Por las cosas de las crisis, nuestro hombre perdió su empleo porque el gobierno malvendió la empresa a una multinacional que hizo un reajuste bestial de plantilla y tuvo que dedicarse a sobrevivir. Seguía votando a la izquierda, más por respeto a su padre. Felipe no le parecía mala persona, pero no acababa de entender como el socialismo renunciaba a todo lo que poseía el estado en materia de empresas e infraestructuras para vendérselas a precios de saldo a compañías extranjeras.

Con el tiempo y habiendo cotizado poco o casi nada en sus últimos años laborales porque nadie contrata a alguien que pase de los cincuenta, se jubiló con una miseria y asistió atónito a los escándalos de corrupción que se sucedían uno tras otro. No daba crédito cuando éste o aquel cargo de izquierdas era acusado por la justicia de desfalcos, robos, comisiones ilegales, blanqueo de dinero y demás delitos que él, honrado a carta cabal, consideraba incompatibles con esa ideología. Ahora malvive en una residencia para ancianos. Sus hijos rara vez lo visitan. Siendo poco hablador, no tiene muchos amigos, solo uno que, a diferencia de él, siempre había sido de derechas. A veces le dice cuando se esconden tras unos setos a fumar un pitillo, cosa prohibidísima en aquel gulag disfrazado de amable refugio, “Hay que ver, los tuyos y los míos son iguales a la hora de meter la mano en la saca. Qué idiotas hemos sido”. Nuestro protagonista le da la razón. Ha sido precisa toda una vida para darse cuenta de la trampa. “Nos han engañado como a chinos”, insiste su colega. Nuestro protagonista apaga el cigarrillo ante la llegada de una cuidadora que les grita cual cabo cuartelero: “Nosotros matándonos para cuidaros y vosotros cargándoos la salud”, les espeta, tratándoles de tú sin educación ni respeto.

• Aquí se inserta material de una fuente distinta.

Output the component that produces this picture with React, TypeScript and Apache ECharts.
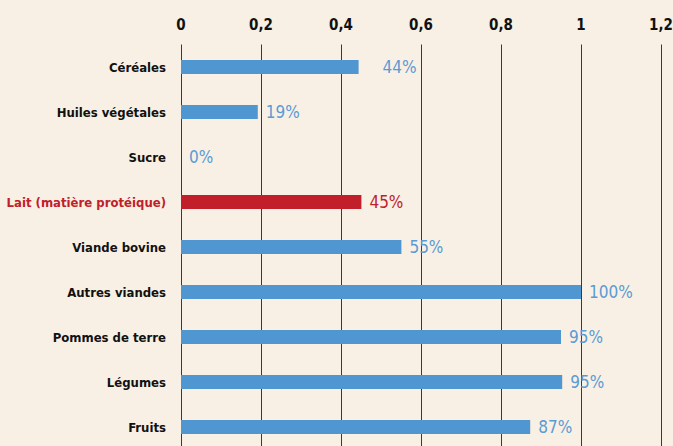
import React, { useEffect, useRef } from "react";
import * as echarts from "echarts";

const categories = [
  "Céréales",
  "Huiles végétales",
  "Sucre",
  "Lait (matière protéique)",
  "Viande bovine",
  "Autres viandes",
  "Pommes de terre",
  "Légumes",
  "Fruits",
];
const values = [0.444, 0.192, 0, 0.451, 0.551, 1.0, 0.95, 0.953, 0.873];
const pctLabels = ["44%", "19%", "0%", "45%", "55%", "100%", "95%", "95%", "87%"];
const highlighted = "Lait (matière protéique)";
const axisTicks = [0, 0.2, 0.4, 0.6, 0.8, 1, 1.2];

const BLUE = "#5097d2";
const BLUE_TXT = "#5b9bd5";
const RED = "#c1202a";
const FONT = "'DejaVu Sans Condensed', 'Liberation Sans Narrow', sans-serif";

export default function App() {
  const ref = useRef<HTMLDivElement>(null);
  useEffect(() => {
    if (!ref.current) return;
    const chart = echarts.init(ref.current, null, { renderer: "svg" });
    chart.setOption({
      animation: false,
      backgroundColor: "#f8f0e4",
      grid: {
        left: 181,
        right: 12,
        top: 44.5,
        height: 405,
        containLabel: false,
        outerBoundsMode: "none",
      },
      xAxis: {
        type: "value",
        position: "top",
        min: axisTicks[0],
        max: axisTicks[axisTicks.length - 1],
        interval: 0.2,
        axisLine: { show: false },
        axisTick: { show: false },
        axisLabel: {
          margin: 12,
          fontFamily: FONT,
          fontSize: 15,
          fontWeight: "bold",
          color: "#111",
          formatter: (v: number) => String(Math.round(v * 10) / 10).replace(".", ","),
        },
        splitLine: { show: true, lineStyle: { color: "#3a3a3a", width: 1 } },
      },
      yAxis: {
        type: "category",
        data: categories,
        inverse: true,
        axisLine: { show: false },
        axisTick: { show: false },
        axisLabel: {
          margin: 15,
          fontFamily: FONT,
          fontSize: 13,
          fontWeight: "bold",
          color: (v: string) => (v === highlighted ? RED : "#111"),
        },
      },
      series: [
        {
          type: "bar",
          barWidth: 14,
          data: values.map((v, i) => {
            const isHi = categories[i] === highlighted;
            return {
              value: v,
              itemStyle: { color: isHi ? RED : BLUE },
              label: {
                show: true,
                position: "right",
                distance: i === 0 ? 24 : 8,
                formatter: pctLabels[i],
                fontFamily: FONT,
                fontSize: 17,
                color: isHi ? RED : BLUE_TXT,
              },
            };
          }),
        },
      ],
    });
    return () => chart.dispose();
  }, []);
  return <div ref={ref} style={{ width: 673, height: 446, position: "fixed", left: 0, top: 0 }} />;
}
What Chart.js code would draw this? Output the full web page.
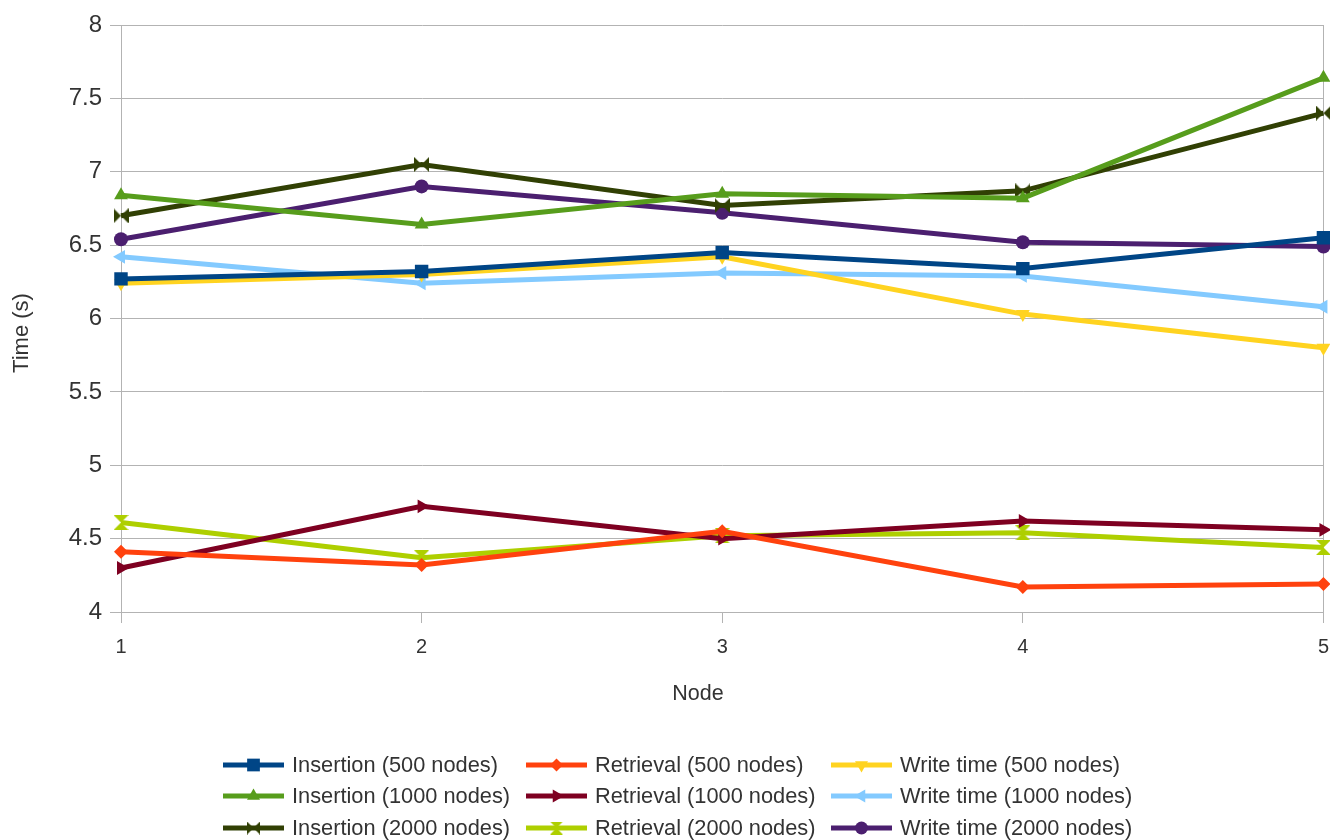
<!DOCTYPE html>
<html>
<head>
<meta charset="utf-8">
<style>
  html, body { margin: 0; padding: 0; background: #ffffff; overflow: hidden; }
  #wrap { width: 1330px; height: 840px; position: relative; overflow: hidden; }
  #chart { position: absolute; left: 0; top: 0; }
</style>
<script src="https://cdn.jsdelivr.net/npm/chart.js@4.4.1/dist/chart.umd.min.js"></script>
</head>
<body>
<div id="wrap"><canvas id="chart" width="1341" height="840"></canvas></div>
<script>
// Node numbers along the x axis
const nodes = ['1', '2', '3', '4', '5'];

// Timings in seconds per node
const insertion500  = [6.27, 6.32, 6.45, 6.34, 6.55];
const retrieval500  = [4.41, 4.32, 4.55, 4.17, 4.19];
const write500      = [6.24, 6.30, 6.42, 6.03, 5.80];
const insertion1000 = [6.84, 6.64, 6.85, 6.82, 7.64];
const retrieval1000 = [4.30, 4.72, 4.50, 4.62, 4.56];
const write1000     = [6.42, 6.24, 6.31, 6.29, 6.08];
const insertion2000 = [6.70, 7.05, 6.77, 6.87, 7.40];
const retrieval2000 = [4.61, 4.37, 4.52, 4.54, 4.44];
const write2000     = [6.54, 6.90, 6.72, 6.52, 6.49];

const seriesNames = [
  'Insertion (500 nodes)', 'Retrieval (500 nodes)', 'Write time (500 nodes)',
  'Insertion (1000 nodes)', 'Retrieval (1000 nodes)', 'Write time (1000 nodes)',
  'Insertion (2000 nodes)', 'Retrieval (2000 nodes)', 'Write time (2000 nodes)'
];

const yTicks = [4, 4.5, 5, 5.5, 6, 6.5, 7, 7.5, 8];
const xTitle = 'Node';
const yTitle = 'Time (s)';

const palette = ['#004586', '#ff420e', '#ffd320', '#579d1c', '#7e0021', '#83caff', '#314004', '#aecf00', '#4b1f6f'];

// Small canvas markers for the two "double triangle" symbols
function doubleTriangle(color, vertical, s) {
  const c = document.createElement('canvas');
  c.width = s; c.height = s;
  const g = c.getContext('2d');
  g.fillStyle = color;
  g.beginPath();
  if (vertical) {
    g.moveTo(0, 0); g.lineTo(s, 0); g.lineTo(s / 2, s / 2); g.closePath();
    g.moveTo(0, s); g.lineTo(s, s); g.lineTo(s / 2, s / 2); g.closePath();
  } else {
    g.moveTo(0, 0); g.lineTo(0, s); g.lineTo(s / 2, s / 2); g.closePath();
    g.moveTo(s, 0); g.lineTo(s, s); g.lineTo(s / 2, s / 2); g.closePath();
  }
  g.fill();
  return c;
}

const seriesData = [insertion500, retrieval500, write500, insertion1000, retrieval1000, write1000, insertion2000, retrieval2000, write2000];
const markers = [
  { style: 'rect', rot: 0, r: 9.5 },
  { style: 'rectRot', rot: 0, r: 7 },
  { style: 'triangle', rot: 180, r: 8 },
  { style: 'triangle', rot: 0, r: 8 },
  { style: 'triangle', rot: 90, r: 8 },
  { style: 'triangle', rot: -90, r: 8 },
  { style: doubleTriangle(palette[6], false, 15), rot: 0, r: 8 },
  { style: doubleTriangle(palette[7], true, 15), rot: 0, r: 8 },
  { style: 'circle', rot: 0, r: 7 }
];
// Legend symbols
const legendMarkers = [
  { style: 'rect', r: 9 },
  { style: 'rectRot', r: 6.5 },
  { style: 'triangle', r: 7.5 },
  { style: 'triangle', r: 7.5 },
  { style: 'triangle', r: 7.5 },
  { style: 'triangle', r: 7.5 },
  { style: doubleTriangle(palette[6], false, 13), r: 7 },
  { style: doubleTriangle(palette[7], true, 13), r: 7 },
  { style: 'circle', r: 6.5 }
];

const datasets = seriesData.map((d, i) => ({
  label: seriesNames[i],
  data: d,
  borderColor: palette[i],
  backgroundColor: palette[i],
  borderWidth: 5,
  pointStyle: markers[i].style,
  pointRotation: markers[i].rot,
  pointRadius: markers[i].r,
  pointBorderWidth: 0,
  pointBackgroundColor: palette[i],
  pointBorderColor: palette[i],
  tension: 0,
  fill: false
}));

const textColor = '#333333';
const fontFamily = '"Liberation Sans", Arial, sans-serif';

// Axis titles and the three-column legend below the plot
const annotations = {
  id: 'annotations',
  afterDraw(chart) {
    const ctx = chart.ctx;
    ctx.save();
    ctx.fillStyle = textColor;
    ctx.textAlign = 'center';
    ctx.textBaseline = 'middle';
    ctx.font = '21.5px ' + fontFamily;
    ctx.fillText(xTitle, 698, 694);
    ctx.save();
    ctx.translate(22, 333);
    ctx.rotate(-Math.PI / 2);
    ctx.font = '22px ' + fontFamily;
    ctx.fillText(yTitle, 0, 0);
    ctx.restore();

    const colX = [223, 526, 831];
    const rowY = [765, 796, 828];
    const swatch = 61;
    ctx.font = '21.8px ' + fontFamily;
    ctx.textAlign = 'left';
    chart.data.datasets.forEach((ds, i) => {
      const x = colX[i % 3];
      const y = rowY[Math.floor(i / 3)];
      ctx.strokeStyle = ds.borderColor;
      ctx.lineWidth = 5;
      ctx.beginPath();
      ctx.moveTo(x, y);
      ctx.lineTo(x + swatch, y);
      ctx.stroke();
      ctx.fillStyle = ds.backgroundColor;
      Chart.helpers.drawPoint(ctx, {
        pointStyle: legendMarkers[i].style,
        rotation: ds.pointRotation,
        radius: legendMarkers[i].r,
        borderWidth: 0
      }, x + swatch / 2, y);
      ctx.fillStyle = textColor;
      ctx.fillText(ds.label, x + swatch + 8, y + 1);
    });
    ctx.restore();
  }
};

const gridColor = '#b3b3b3';
const noLine = 'rgba(0,0,0,0)';

new Chart(document.getElementById('chart'), {
  type: 'line',
  data: { labels: nodes, datasets: datasets },
  options: {
    responsive: false,
    animation: false,
    devicePixelRatio: 1,
    layout: { padding: { top: 25, right: 0, bottom: 128, left: 0 } },
    plugins: {
      legend: { display: false },
      tooltip: { enabled: false }
    },
    scales: {
      x: {
        type: 'category',
        offset: false,
        grid: {
          // only the outer verticals run through the plot; inner ones are tick marks
          color: (c) => (c.index === 0 || c.index === nodes.length - 1) ? gridColor : noLine,
          tickColor: gridColor,
          lineWidth: 1,
          tickLength: 11,
          offset: false
        },
        border: { color: gridColor, width: 1 },
        ticks: {
          color: textColor,
          padding: 12,
          maxRotation: 0,
          font: { family: fontFamily, size: 20 }
        },
        afterFit(scale) { scale.height = 100; }
      },
      y: {
        type: 'linear',
        min: yTicks[0],
        max: yTicks[yTicks.length - 1],
        afterBuildTicks(scale) { scale.ticks = yTicks.map(v => ({ value: v })); },
        grid: { color: gridColor, lineWidth: 1, tickLength: 11 },
        border: { color: gridColor, width: 1 },
        ticks: {
          color: textColor,
          padding: 8,
          callback: (v) => String(v),
          font: { family: fontFamily, size: 24 }
        },
        afterFit(scale) { scale.width = 121; }
      }
    }
  },
  plugins: [annotations]
});
</script>
</body>
</html>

Al otro lado del tabique, su compañero también llora. Son las dos Españas que se unen en una misma desventura, en un mismo desgarro

Nuestro protagonista, cuando se queda solo en el cuartucho que le han asignado con una cama incómoda, un armario y un póster del Inserso -"aquí estarás como un rey, papá”, le dijeron sus hijos cuando lo desterraron a aquel penal del diablo- no puede reprimir el llanto. Se siente engañado. Se siente enfadado. Se siente utilizado. Al otro lado del tabique, su compañero también llora. Son las dos Españas que se unen en una misma desventura, en un mismo desgarro. Viejos, tirados como una colilla, con la sensación de haber hecho el primo solo para que otros se lucrasen. De esto nadie hablará ni se celebrará ningún acto pomposo.

La realidad no gusta a los que mandan.